- _Data for processing_
----

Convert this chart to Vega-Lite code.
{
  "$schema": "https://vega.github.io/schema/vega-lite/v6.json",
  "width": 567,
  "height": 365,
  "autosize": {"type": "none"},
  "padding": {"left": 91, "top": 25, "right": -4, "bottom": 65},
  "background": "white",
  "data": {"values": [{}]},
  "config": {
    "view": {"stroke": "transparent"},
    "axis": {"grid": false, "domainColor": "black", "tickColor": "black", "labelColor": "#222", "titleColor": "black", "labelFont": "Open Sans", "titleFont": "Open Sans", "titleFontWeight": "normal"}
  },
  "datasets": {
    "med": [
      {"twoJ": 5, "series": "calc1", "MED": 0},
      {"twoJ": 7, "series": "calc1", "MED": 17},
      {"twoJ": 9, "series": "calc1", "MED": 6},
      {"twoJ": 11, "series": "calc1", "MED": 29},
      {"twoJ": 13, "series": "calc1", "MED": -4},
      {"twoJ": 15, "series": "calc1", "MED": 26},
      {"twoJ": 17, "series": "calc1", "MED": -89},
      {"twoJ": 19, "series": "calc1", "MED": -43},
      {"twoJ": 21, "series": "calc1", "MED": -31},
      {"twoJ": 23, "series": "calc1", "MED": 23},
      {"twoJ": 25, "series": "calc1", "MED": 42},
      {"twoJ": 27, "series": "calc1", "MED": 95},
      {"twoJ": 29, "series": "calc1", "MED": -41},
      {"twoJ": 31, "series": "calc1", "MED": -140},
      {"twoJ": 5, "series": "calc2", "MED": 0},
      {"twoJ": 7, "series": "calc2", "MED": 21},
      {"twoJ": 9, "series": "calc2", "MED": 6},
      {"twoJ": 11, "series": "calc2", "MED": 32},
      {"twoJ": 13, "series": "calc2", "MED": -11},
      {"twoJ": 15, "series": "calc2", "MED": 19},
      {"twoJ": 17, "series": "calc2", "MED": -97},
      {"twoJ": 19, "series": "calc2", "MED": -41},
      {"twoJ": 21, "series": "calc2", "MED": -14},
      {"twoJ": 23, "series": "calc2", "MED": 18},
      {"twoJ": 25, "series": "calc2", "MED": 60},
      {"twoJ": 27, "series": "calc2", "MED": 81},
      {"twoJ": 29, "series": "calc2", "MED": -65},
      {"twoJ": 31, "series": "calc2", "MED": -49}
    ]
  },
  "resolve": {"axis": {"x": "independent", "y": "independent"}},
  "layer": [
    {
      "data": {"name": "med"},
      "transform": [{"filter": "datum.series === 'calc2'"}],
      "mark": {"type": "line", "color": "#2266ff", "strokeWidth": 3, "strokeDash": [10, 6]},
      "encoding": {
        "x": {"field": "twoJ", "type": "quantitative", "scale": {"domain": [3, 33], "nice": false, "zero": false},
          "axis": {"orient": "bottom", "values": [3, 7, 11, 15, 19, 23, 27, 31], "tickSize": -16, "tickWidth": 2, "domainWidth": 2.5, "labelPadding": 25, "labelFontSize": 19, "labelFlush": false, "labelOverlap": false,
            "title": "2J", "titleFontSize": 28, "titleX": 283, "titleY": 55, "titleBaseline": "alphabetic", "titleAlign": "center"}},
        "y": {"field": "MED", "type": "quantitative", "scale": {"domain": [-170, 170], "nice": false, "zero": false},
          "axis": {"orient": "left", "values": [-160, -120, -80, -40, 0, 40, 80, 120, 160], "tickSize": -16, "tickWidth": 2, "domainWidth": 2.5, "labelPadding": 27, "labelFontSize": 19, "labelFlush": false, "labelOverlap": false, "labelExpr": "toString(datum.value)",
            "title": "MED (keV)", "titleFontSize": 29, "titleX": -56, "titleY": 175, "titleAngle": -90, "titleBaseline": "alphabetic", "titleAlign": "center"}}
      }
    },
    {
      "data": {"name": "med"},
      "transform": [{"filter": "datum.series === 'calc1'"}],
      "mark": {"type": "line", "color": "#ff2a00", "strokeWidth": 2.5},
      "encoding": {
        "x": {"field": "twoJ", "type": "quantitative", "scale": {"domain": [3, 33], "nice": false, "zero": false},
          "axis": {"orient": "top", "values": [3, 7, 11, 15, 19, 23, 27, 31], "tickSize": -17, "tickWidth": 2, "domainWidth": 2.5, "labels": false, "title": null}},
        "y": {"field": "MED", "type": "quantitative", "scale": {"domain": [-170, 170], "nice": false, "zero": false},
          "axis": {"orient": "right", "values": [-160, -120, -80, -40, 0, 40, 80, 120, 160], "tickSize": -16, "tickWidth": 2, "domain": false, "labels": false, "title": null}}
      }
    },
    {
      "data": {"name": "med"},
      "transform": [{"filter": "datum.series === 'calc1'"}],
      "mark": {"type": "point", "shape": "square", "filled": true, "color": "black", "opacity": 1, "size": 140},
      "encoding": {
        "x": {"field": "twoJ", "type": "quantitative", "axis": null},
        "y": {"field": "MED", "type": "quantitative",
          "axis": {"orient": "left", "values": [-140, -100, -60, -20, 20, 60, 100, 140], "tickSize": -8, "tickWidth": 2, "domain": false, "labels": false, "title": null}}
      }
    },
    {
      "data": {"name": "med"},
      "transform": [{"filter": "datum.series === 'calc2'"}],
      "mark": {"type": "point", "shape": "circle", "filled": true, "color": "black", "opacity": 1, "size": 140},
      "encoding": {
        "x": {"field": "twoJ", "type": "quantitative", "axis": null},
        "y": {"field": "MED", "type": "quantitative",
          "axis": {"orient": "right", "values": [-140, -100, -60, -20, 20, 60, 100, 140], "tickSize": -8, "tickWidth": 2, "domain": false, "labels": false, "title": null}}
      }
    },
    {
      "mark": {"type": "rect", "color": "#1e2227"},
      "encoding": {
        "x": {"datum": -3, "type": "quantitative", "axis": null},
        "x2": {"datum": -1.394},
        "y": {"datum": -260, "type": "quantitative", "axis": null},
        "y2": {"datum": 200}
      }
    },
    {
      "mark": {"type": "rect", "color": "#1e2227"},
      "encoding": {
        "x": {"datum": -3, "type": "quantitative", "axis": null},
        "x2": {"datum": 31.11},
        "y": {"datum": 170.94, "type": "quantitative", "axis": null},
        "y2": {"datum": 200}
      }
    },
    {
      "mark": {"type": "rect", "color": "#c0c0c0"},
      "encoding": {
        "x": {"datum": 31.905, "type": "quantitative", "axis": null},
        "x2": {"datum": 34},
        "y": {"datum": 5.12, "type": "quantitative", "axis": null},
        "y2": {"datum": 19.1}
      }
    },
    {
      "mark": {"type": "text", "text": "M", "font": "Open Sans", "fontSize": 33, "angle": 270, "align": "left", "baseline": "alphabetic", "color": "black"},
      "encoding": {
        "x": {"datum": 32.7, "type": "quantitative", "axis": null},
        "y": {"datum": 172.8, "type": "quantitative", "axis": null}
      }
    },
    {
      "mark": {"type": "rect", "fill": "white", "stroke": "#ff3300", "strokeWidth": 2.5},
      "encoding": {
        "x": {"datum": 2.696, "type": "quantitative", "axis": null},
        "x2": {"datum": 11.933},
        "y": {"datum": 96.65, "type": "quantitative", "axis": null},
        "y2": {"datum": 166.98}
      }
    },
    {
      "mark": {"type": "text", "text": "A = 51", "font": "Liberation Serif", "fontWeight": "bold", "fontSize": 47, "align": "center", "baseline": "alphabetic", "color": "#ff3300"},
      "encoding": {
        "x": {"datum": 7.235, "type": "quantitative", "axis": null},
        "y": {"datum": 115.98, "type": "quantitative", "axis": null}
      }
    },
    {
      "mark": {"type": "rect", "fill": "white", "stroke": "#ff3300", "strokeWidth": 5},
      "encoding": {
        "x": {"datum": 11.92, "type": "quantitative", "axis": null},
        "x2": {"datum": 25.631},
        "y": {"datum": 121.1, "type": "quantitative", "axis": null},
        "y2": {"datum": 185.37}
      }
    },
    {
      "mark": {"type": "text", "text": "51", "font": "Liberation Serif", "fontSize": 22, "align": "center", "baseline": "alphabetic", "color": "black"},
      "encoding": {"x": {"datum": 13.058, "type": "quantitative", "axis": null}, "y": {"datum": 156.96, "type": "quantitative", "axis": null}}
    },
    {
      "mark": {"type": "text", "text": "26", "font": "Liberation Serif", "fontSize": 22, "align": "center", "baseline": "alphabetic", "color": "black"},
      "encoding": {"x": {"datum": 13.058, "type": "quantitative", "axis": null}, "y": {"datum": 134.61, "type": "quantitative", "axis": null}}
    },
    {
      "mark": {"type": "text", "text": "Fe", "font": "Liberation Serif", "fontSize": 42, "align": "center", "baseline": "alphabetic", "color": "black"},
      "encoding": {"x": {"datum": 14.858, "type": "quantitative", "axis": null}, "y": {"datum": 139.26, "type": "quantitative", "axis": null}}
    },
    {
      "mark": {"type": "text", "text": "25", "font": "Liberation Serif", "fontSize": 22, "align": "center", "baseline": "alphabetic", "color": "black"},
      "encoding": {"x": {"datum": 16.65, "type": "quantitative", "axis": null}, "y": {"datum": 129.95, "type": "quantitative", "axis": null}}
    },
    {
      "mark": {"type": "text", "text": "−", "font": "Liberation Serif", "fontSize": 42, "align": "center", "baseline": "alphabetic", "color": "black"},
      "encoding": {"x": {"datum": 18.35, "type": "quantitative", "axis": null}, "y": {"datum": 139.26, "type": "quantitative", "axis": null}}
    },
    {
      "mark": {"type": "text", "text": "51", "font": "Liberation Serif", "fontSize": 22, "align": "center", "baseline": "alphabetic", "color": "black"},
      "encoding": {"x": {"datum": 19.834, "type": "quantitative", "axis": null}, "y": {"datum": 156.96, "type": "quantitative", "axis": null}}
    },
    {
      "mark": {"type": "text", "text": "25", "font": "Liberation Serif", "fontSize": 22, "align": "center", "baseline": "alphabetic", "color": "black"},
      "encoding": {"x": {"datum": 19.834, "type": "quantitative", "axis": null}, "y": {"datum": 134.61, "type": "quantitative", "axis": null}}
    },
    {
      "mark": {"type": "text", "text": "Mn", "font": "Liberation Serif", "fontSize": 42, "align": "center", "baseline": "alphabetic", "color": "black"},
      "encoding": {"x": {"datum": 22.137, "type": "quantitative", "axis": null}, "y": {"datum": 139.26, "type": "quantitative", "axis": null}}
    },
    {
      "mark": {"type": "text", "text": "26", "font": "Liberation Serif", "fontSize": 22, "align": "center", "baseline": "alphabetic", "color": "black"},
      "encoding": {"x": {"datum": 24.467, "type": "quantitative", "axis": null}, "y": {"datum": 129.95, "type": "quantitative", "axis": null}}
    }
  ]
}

----

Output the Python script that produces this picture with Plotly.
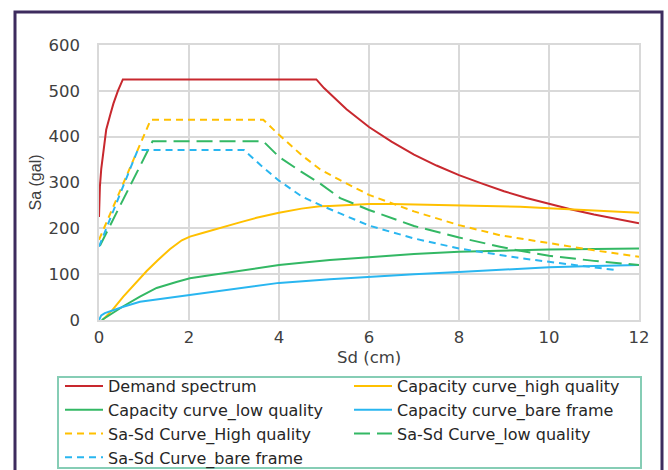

----

In the listing, how many lines hold "this"? Answer with a bare number.

- _Response below_
2